GELORA.CO - Warga Myanmar beramai-ramai menarik uang mereka di bank. Ini menyusul batasan baru yang dikenakan pada penarikan tunai harian di negeri itu.
Desas desus muncul di mana Negeri Burma tengah kekurangan uang pasca kudeta. Ini juga akibat banyaknya karyawan bank yang memboikot dan bolos kerja.
Dilansir AFP, Bank Myawaddy yang merupakan salah satu bank milik militer menghadapi tekanan boikot sejak para jenderal menggulingkan pemimpin sipil Aung San Suu Kyi dari kekuasaan pada 1 Februari. Para karyawan, dikabarkan bolos guna merebut sektor itu dari junta.
"Ketidakpastian telah memicu kekhawatiran kekurangan uang tunai," kata Tun Naing, seorang pengusaha berusia 43 tahun.
Ia sendiri mengaku telah mengantri setiap hari selama seminggu terakhir. Ini ia lakukan untuk menarik enam juta kyat Myanmar atau sekitar Rp 63 juta dari rekening bank Myawaddy miliknya.
"Karena rumor tentang (pembatasan tarik tunai) bank ini, saya datang untuk menarik uang saya," ujarnya lagi.

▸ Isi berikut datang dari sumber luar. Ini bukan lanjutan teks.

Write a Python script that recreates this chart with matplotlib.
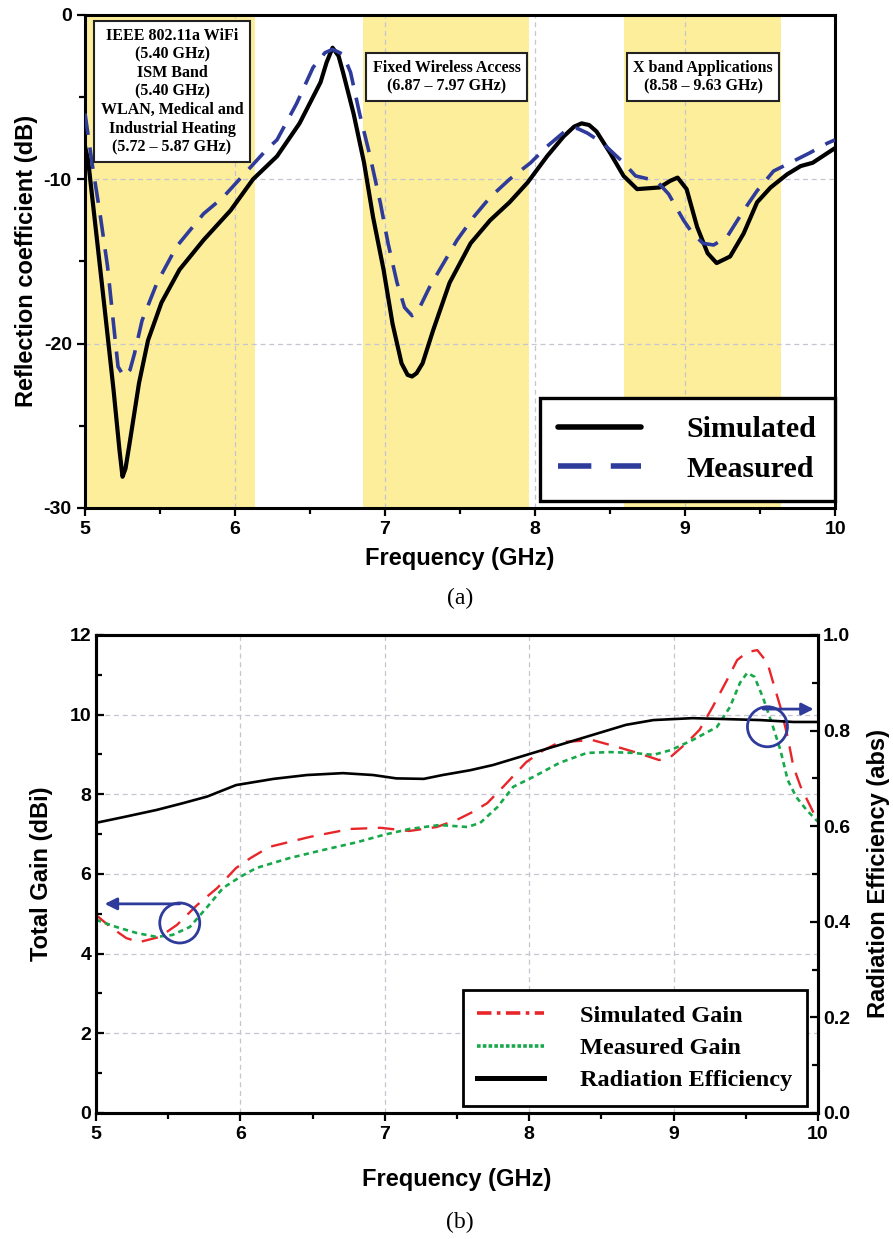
"""Reflection coefficient (a) and gain / radiation efficiency (b) of the antenna."""
import matplotlib

matplotlib.use("Agg")
import matplotlib.pyplot as plt
from matplotlib.lines import Line2D
from matplotlib.patches import Ellipse
from matplotlib.ticker import MultipleLocator, FormatStrFormatter

SANS = "Liberation Sans"
SERIF = "Liberation Serif"
plt.rcParams["axes.unicode_minus"] = False

# ---- (a) S11 data ------------------------------------------------------ #
s11_sim_f = [5.00, 5.02, 5.08, 5.13, 5.19, 5.23, 5.25, 5.27, 5.30, 5.36, 5.42,
             5.51, 5.63, 5.79, 5.97, 6.12, 6.28, 6.43, 6.57, 6.61, 6.65, 6.69,
             6.72, 6.79, 6.86, 6.92, 6.99, 7.05, 7.11, 7.15, 7.18, 7.21, 7.25,
             7.32, 7.43, 7.57, 7.70, 7.83, 7.95, 8.08, 8.19, 8.26, 8.31, 8.36,
             8.41, 8.50, 8.59, 8.68, 8.83, 8.90, 8.95, 9.01, 9.08, 9.15, 9.21,
             9.30, 9.39, 9.48, 9.57, 9.68, 9.77, 9.85, 10.00]
s11_sim_db = [-8.0, -8.8, -13.7, -17.8, -22.8, -26.5, -28.1, -27.6, -25.9, -22.4, -19.8,
              -17.5, -15.5, -13.7, -11.9, -10.0, -8.6, -6.6, -4.1, -2.9, -2.0, -2.5,
              -3.5, -6.0, -9.0, -12.3, -15.5, -18.8, -21.2, -21.9, -22.0, -21.8, -21.2,
              -19.2, -16.3, -13.9, -12.5, -11.4, -10.2, -8.6, -7.4, -6.8, -6.6, -6.7,
              -7.1, -8.4, -9.8, -10.6, -10.5, -10.1, -9.9, -10.6, -12.9, -14.5, -15.1,
              -14.7, -13.3, -11.4, -10.5, -9.7, -9.2, -9.0, -8.1]

s11_meas_f = [5.00, 5.05, 5.10, 5.15, 5.19, 5.22, 5.26, 5.30, 5.33, 5.38, 5.48,
              5.61, 5.79, 5.92, 6.03, 6.21, 6.28, 6.41, 6.52, 6.60, 6.65, 6.72,
              6.77, 6.83, 6.90, 6.97, 7.02, 7.08, 7.13, 7.18, 7.22, 7.30, 7.39,
              7.48, 7.59, 7.70, 7.83, 7.97, 8.08, 8.21, 8.28, 8.35, 8.45, 8.59,
              8.67, 8.81, 8.89, 8.99, 9.05, 9.12, 9.19, 9.28, 9.39, 9.48, 9.59,
              9.70, 9.83, 9.95, 10.00]
s11_meas_db = [-6.0, -9.2, -12.1, -15.3, -18.8, -21.4, -22.0, -21.6, -20.6, -18.6, -16.3,
               -14.1, -12.1, -11.1, -10.0, -8.2, -7.6, -5.4, -3.2, -2.3, -2.1, -2.4,
               -3.5, -6.0, -8.6, -11.5, -13.9, -16.3, -17.8, -18.3, -18.0, -16.5, -15.1,
               -13.7, -12.3, -11.1, -10.0, -9.0, -8.0, -7.0, -6.9, -7.2, -7.8, -9.0,
               -9.8, -10.1, -10.9, -12.5, -13.3, -13.9, -14.0, -13.5, -11.9, -10.7, -9.5,
               -9.0, -8.4, -7.8, -7.6]

band_lo = [5.00, 6.85, 8.59]
band_hi = [6.13, 7.96, 9.64]
band_text = [
    "IEEE 802.11a WiFi\n(5.40 GHz)\nISM Band\n(5.40 GHz)\nWLAN, Medical and\n"
    "Industrial Heating\n(5.72 \u2013 5.87 GHz)",
    "Fixed Wireless Access\n(6.87 \u2013 7.97 GHz)",
    "X band Applications\n(8.58 \u2013 9.63 GHz)",
]

# ---- (b) gain / efficiency data --------------------------------------- #
eff_f = [5.00, 5.19, 5.42, 5.60, 5.77, 5.97, 6.23, 6.46, 6.71, 6.92, 7.08, 7.27,
         7.40, 7.59, 7.75, 7.98, 8.21, 8.44, 8.67, 8.86, 9.13, 9.37, 9.60, 9.83, 10.00]
eff_abs = [0.607, 0.619, 0.634, 0.648, 0.662, 0.686, 0.699, 0.707, 0.711, 0.707, 0.700, 0.699,
           0.707, 0.717, 0.728, 0.749, 0.770, 0.791, 0.812, 0.822, 0.826, 0.824, 0.822, 0.818, 0.818]

gain_sim_f = [5.00, 5.10, 5.21, 5.30, 5.44, 5.56, 5.70, 5.84, 5.97, 6.07, 6.20, 6.48,
              6.76, 6.97, 7.17, 7.36, 7.50, 7.61, 7.71, 7.82, 7.98, 8.10, 8.21, 8.44,
              8.61, 8.75, 8.90, 8.98, 9.09, 9.18, 9.27, 9.37, 9.44, 9.51, 9.58, 9.65,
              9.69, 9.74, 9.79, 9.83, 9.88, 9.97, 10.00]
gain_sim = [4.97, 4.67, 4.39, 4.29, 4.42, 4.72, 5.22, 5.65, 6.15, 6.40, 6.68, 6.93,
            7.13, 7.16, 7.08, 7.18, 7.36, 7.56, 7.78, 8.19, 8.81, 9.11, 9.31, 9.36,
            9.19, 9.04, 8.86, 8.94, 9.29, 9.62, 10.19, 10.87, 11.37, 11.57, 11.62, 11.30,
            10.80, 10.19, 9.44, 8.69, 8.19, 7.53, 7.43]

gain_meas_f = [5.00, 5.14, 5.28, 5.42, 5.53, 5.65, 5.77, 5.88, 6.00, 6.11, 6.34, 6.57,
               6.81, 6.99, 7.17, 7.38, 7.57, 7.66, 7.78, 7.89, 8.03, 8.21, 8.40, 8.56,
               8.72, 8.86, 8.98, 9.13, 9.30, 9.39, 9.46, 9.51, 9.56, 9.62, 9.68, 9.74,
               9.79, 9.85, 9.92, 10.00]
gain_meas = [4.85, 4.67, 4.52, 4.42, 4.47, 4.67, 5.17, 5.65, 5.93, 6.15, 6.40, 6.60,
             6.80, 6.98, 7.13, 7.23, 7.18, 7.28, 7.68, 8.19, 8.44, 8.79, 9.04, 9.06,
             9.04, 8.99, 9.11, 9.36, 9.69, 10.19, 10.80, 11.05, 10.95, 10.42, 9.79, 9.11,
             8.36, 7.93, 7.61, 7.31]

YELLOW = "#FDEE9C"
NAVY = "#2E3B9B"
RED = "#E8262A"
GREEN = "#17A84A"
GRID = dict(color="#C6C6D0", lw=0.9, ls=(0, (4, 3)))


def style_ticks(ax, ydir):
    ax.tick_params(axis="x", which="both", direction="out", width=1.6)
    ax.tick_params(axis="y", which="both", direction=ydir, width=1.6)
    ax.tick_params(which="major", length=6, labelsize=14)
    ax.tick_params(which="minor", length=4)
    for lab in ax.get_xticklabels() + ax.get_yticklabels():
        lab.set_fontfamily(SANS)
        lab.set_fontweight("bold")
    for sp in ax.spines.values():
        sp.set_linewidth(2.2)


def panel_a(ax):
    for lo, hi in zip(band_lo, band_hi):
        ax.axvspan(lo, hi, color=YELLOW, lw=0, zorder=0)
    ax.set_axisbelow(True)
    ax.grid(True, **GRID)

    ax.plot(s11_sim_f, s11_sim_db, color="black", lw=3.0, solid_joinstyle="round",
            solid_capstyle="round", label="Simulated", zorder=3)
    ax.plot(s11_meas_f, s11_meas_db, color=NAVY, lw=2.6, dashes=(6, 3.5),
            label="Measured", zorder=4)

    ax.set_xlim(5, 10)
    ax.set_ylim(-30, 0)
    ax.xaxis.set_major_locator(MultipleLocator(1))
    ax.xaxis.set_minor_locator(MultipleLocator(0.5))
    ax.yaxis.set_major_locator(MultipleLocator(10))
    ax.yaxis.set_minor_locator(MultipleLocator(5))
    style_ticks(ax, "out")

    ax.set_xlabel("Frequency (GHz)", fontsize=17, fontweight="bold", family=SANS, labelpad=6)
    ax.set_ylabel("Reflection coefficient (dB)", fontsize=17, fontweight="bold",
                  family=SANS, labelpad=4)

    # band annotation boxes
    box_xy = [(5.58, -4.66), (7.41, -3.77), (9.12, -3.77)]
    for (x, y), txt in zip(box_xy, band_text):
        ax.text(x, y, txt, ha="center", va="center", fontsize=11.5, fontweight="bold",
                family=SERIF, linespacing=1.22, zorder=6,
                bbox=dict(boxstyle="square,pad=0.4", fc="white", ec="#222222", lw=1.5))

    leg = ax.legend(loc="lower right", bbox_to_anchor=(1.0, 0.014), borderaxespad=0,
                    prop=dict(family=SERIF, weight="bold", size=21.5), fancybox=False,
                    framealpha=1, edgecolor="black", handlelength=2.75,
                    handletextpad=1.55, labelspacing=0.42, borderpad=0.62)
    leg.get_frame().set_linewidth(2.4)
    for ln in leg.get_lines():
        ln.set_linewidth(4)
    leg.set_zorder(7)


def panel_b(ax):
    ax2 = ax.twinx()
    ax.set_axisbelow(True)
    ax.grid(True, **GRID)

    ax.plot(gain_sim_f, gain_sim, color=RED, lw=1.7, dashes=(7, 4.5), zorder=3)
    ax.plot(gain_meas_f, gain_meas, color=GREEN, lw=1.9, dashes=(2, 1.6), zorder=3)
    ax2.plot(eff_f, eff_abs, color="black", lw=1.9, zorder=3)

    ax.set_xlim(5, 10)
    ax.set_ylim(0, 12)
    ax2.set_ylim(0, 1.0)
    ax.xaxis.set_major_locator(MultipleLocator(1))
    ax.xaxis.set_minor_locator(MultipleLocator(0.5))
    ax.yaxis.set_major_locator(MultipleLocator(2))
    ax.yaxis.set_minor_locator(MultipleLocator(1))
    ax2.yaxis.set_major_locator(MultipleLocator(0.2))
    ax2.yaxis.set_minor_locator(MultipleLocator(0.1))
    ax2.yaxis.set_major_formatter(FormatStrFormatter("%.1f"))
    style_ticks(ax, "in")
    style_ticks(ax2, "in")

    ax.set_xlabel("Frequency (GHz)", fontsize=17, fontweight="bold", family=SANS, labelpad=18)
    ax.set_ylabel("Total Gain (dBi)", fontsize=17, fontweight="bold", family=SANS, labelpad=12)
    ax2.set_ylabel("Radiation Efficiency (abs)", fontsize=17, fontweight="bold",
                   family=SANS, labelpad=12)

    # axis-pointer circles with arrows (in efficiency units on the right axis)
    for cx, cy, y_arr, x_tail, x_head in [(5.58, 0.3975, 0.4375, 5.58, 5.06),
                                          (9.65, 0.808, 0.845, 9.62, 9.97)]:
        ax2.add_patch(Ellipse((cx, cy), 0.277, 0.0837, fill=False, ec=NAVY, lw=2.0, zorder=6))
        ax2.annotate("", xy=(x_head, y_arr), xytext=(x_tail, y_arr), zorder=6,
                     arrowprops=dict(arrowstyle="-|>", color=NAVY, lw=2.0,
                                     mutation_scale=18, shrinkA=0, shrinkB=0))

    handles = [
        Line2D([], [], color=RED, lw=2.6, dashes=(4, 1.5, 1, 1.5)),
        Line2D([], [], color=GREEN, lw=2.6, dashes=(1, 0.6)),
        Line2D([], [], color="black", lw=3.6),
    ]
    labels = ["Simulated Gain", "Measured Gain", "Radiation Efficiency"]
    leg = ax2.legend(handles, labels, loc="lower right", bbox_to_anchor=(0.985, 0.015),
                     borderaxespad=0, prop=dict(family=SERIF, weight="bold", size=17.5),
                     fancybox=False, framealpha=1, edgecolor="black", handlelength=2.75,
                     handletextpad=1.5, labelspacing=0.42, borderpad=0.6)
    leg.get_frame().set_linewidth(2.0)


def main():
    fig = plt.figure(figsize=(8.93, 12.39), dpi=100)
    ax_a = fig.add_axes([0.0952, 0.590, 0.840, 0.398])
    ax_b = fig.add_axes([0.1075, 0.1017, 0.8085, 0.3858])
    panel_a(ax_a)
    panel_b(ax_b)

    fig.text(0.515, 1 - 598 / 1239, "(a)", ha="center", va="center", fontsize=17, family=SERIF)
    fig.text(0.515, 1 - 1222 / 1239, "(b)", ha="center", va="center", fontsize=17, family=SERIF)
    fig.savefig("out.png", dpi=100)
    plt.close(fig)


if __name__ == "__main__":
    main()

Bank terbesar keenam di Myanmar itu hanya mengizikan 200 nasabah per cabang untuk melakukan penarikan terbatas per hari. Di mana warga hanya bisa mengambil uang hingga 500.000 kyat saja.
Tun Naing masih beruntung. Banyak warga yang gagal menarik uangnya meskipun sudah antri setiap hari.
"Saya benar-benar muak," kata pensiunan guru Myint Myint.
"Mereka harus mengumumkan melalui (media yang dikelola pemerintah) bahwa uang kami baik-baik saja ... Meskipun tabungan saya tidak banyak, saya khawatir karena rumor."
Di luar cabang Myawaddy, kerumuman kecil warga berteriak-teriak meminta diizinkan menarik dana. AFP melaporkan penjaga keamanan terlihat sibuk menenangkan warga.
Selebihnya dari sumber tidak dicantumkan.